Moran: GSA is contracting's short-term fix

He plans to recommend that language be added to the Defense appropriations bill to guide the Defense Department back to GSA.

The General Services Administration may have good news coming its way.

Rep. Jim Moran (D-Va.) said GSA is the short-term fix for an acquisition workforce  short on people and expertise. He plans to strongly recommend that language be added to the Defense appropriations bill to guide the Defense Department back to GSA. He said the Appropriations Committee, of which he is a member, will likely approve the recommendation.

“One of my strong recommendations…is to have a much greater reliance on GSA and the use of GSA contracting officers,” Moran said in a speech today at the Coalition for Government Procurement conference in Crystal City, Va.

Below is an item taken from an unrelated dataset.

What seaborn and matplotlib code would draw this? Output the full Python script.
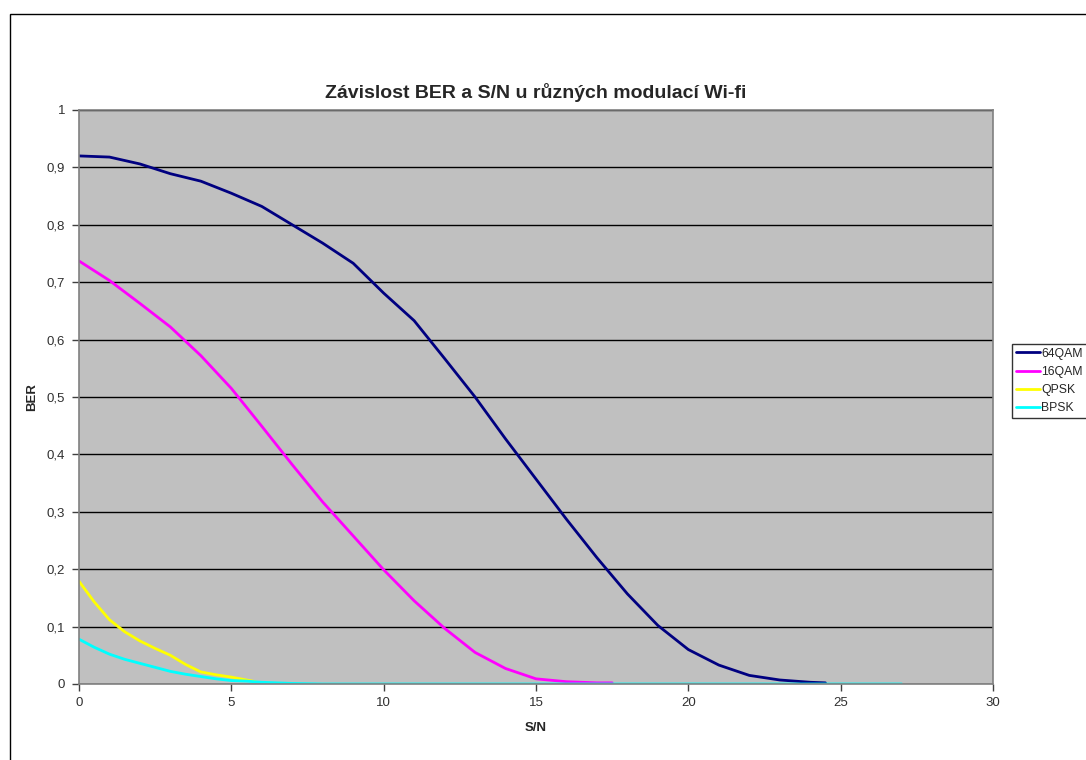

He said many well-trained contracting officers at DOD have left for the private sector, and the immediate fix is GSA’s concentration of contracting expertise.
Moran said the move would put an enormous burden on GSA. He said he hopes such a move would not overwhelm GSA because, although it has expertise, it does not have surplus of contracting officers.

Responding to a question about departments keeping their contracts in-house and increasing the contracting officers’ workload, Moran said GSA was the answer to the problem in the near term. The audience applauded that.

Michael Sade, assistant commissioner for acquisition management in GSA’s Federal Acquisition Service, said GSA could handle such an increase in business.

“I believe we can — depending on the requirements,” he said. “The issue really becomes [whether we can] plan in advance.”

If Moran’s recommendation is included in the bill, Sade said, GSA would like to work with DOD to figure out what to expect from the department.

Moran said he intends to recommend procurement reforms for the fiscal 2008 Defense appropriations bill. Rep. John Murtha (D-Pa.), chairman of the Appropriations Committee’s Defense Subcommittee, put Moran in charge of working on the reforms.